Reputation: 53
I'm using python to flatten a nested list, like [1,2,[3,4,[5,[[6,7]]]]]
, I want to create an generator so I can use for loop to print all the numbers one by one in the nested list. But it just does not work as I expected.
When I replace the 'yield' keyword with 'print', the numbers get printed one by one. However in that way it is no longer a generator.
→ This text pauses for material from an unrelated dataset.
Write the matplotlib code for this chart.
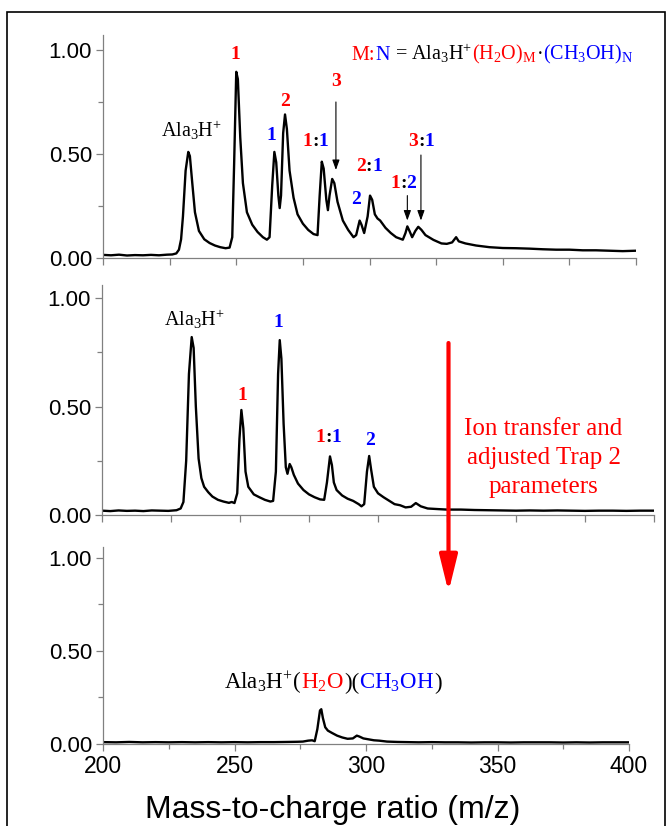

The following does not work properly:
from collections.abc import Iterable
def flatten(nested):
for item in nested:
if isinstance(item, Iterable):
flatten(item)
else:
yield item
x = [1,2,[3,4,[5,[[6,7]]]]]
y = flatten(x)
for element in y:
print(element)
However, if I wrote the code like below, where I replaced the yield
with
print
, the numbers will get printed properly
from collections.abc import Iterable
def flatten(nested):
for item in nested:
if isinstance(item, Iterable):
flatten(item)
else:
print(item)
x = [1,2,[3,4,[5,[[6,7]]]]]
y = flatten(x)
With the 'yield', if I wrote:
x = [[1,2],[3,4,[5,[[6,7]]]]]
y = flatten(x)
y.__next__()
The error message will be y.__next__() StopIteration
Upvotes: 5
Views: 311
Reputation: 31406
This fixes your code:
from collections.abc import Iterable
def flatten(nested):
for item in nested:
if isinstance(item, Iterable):
yield from flatten(item)
else:
yield item
x = [1, 2, [3, 4, [5, [[6, 7]]]]]
y = flatten(x)
for element in y:
print(element)
This works because you call flatten
again, but forget to yield from
(after all, the new call also returns a generator)
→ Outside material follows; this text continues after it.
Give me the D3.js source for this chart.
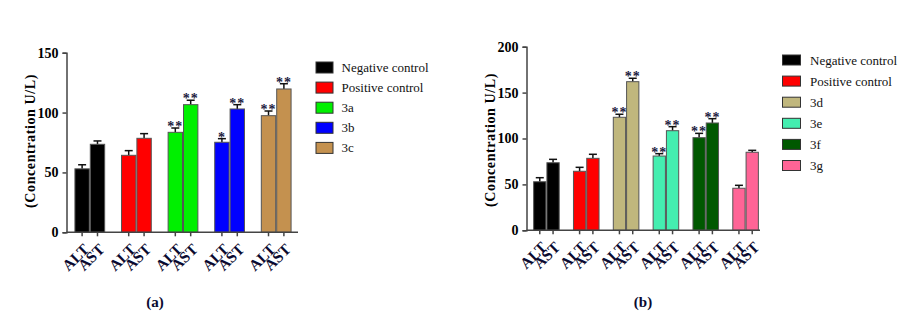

Note that isinstance(item, Iterable)
is probably not what you want, since it will break for strings. Strings are Iterable
, but in a for
loop, the characters that are returned from it are strings themselves. Probably better to check if it is a list.
def flatten(nested):
for item in nested:
if isinstance(item, list):
yield from flatten(item)
else:
yield item
for element in flatten([1, 2, ['three', 4, [5, [[6, 7]]]]]):
print(element)
Upvotes: 1
Reputation: 6246
You're never returning or yielding from the recursive calls. add a yield from and it should work.
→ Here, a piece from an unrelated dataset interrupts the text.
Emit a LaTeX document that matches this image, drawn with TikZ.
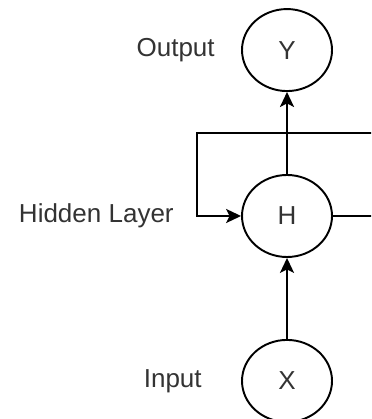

from collections.abc import Iterable
def flatten(nested):
for item in nested:
if isinstance(item, Iterable):
yield from flatten(item) #change here.
else:
yield item
x = [1,2,[3,4,[5,[[6,7]]]]]
y = flatten(x)
for element in y:
print(element)
#Output:
1
2
3
4
5
6
7
Note that this problem was also inherently present in your original function, whether you would have used a yield or a return. This is why you should be careful when using print
only and no returns in recursive calls, it can mask the fact that while the code runs properly, the outputs are not correctly captured/used.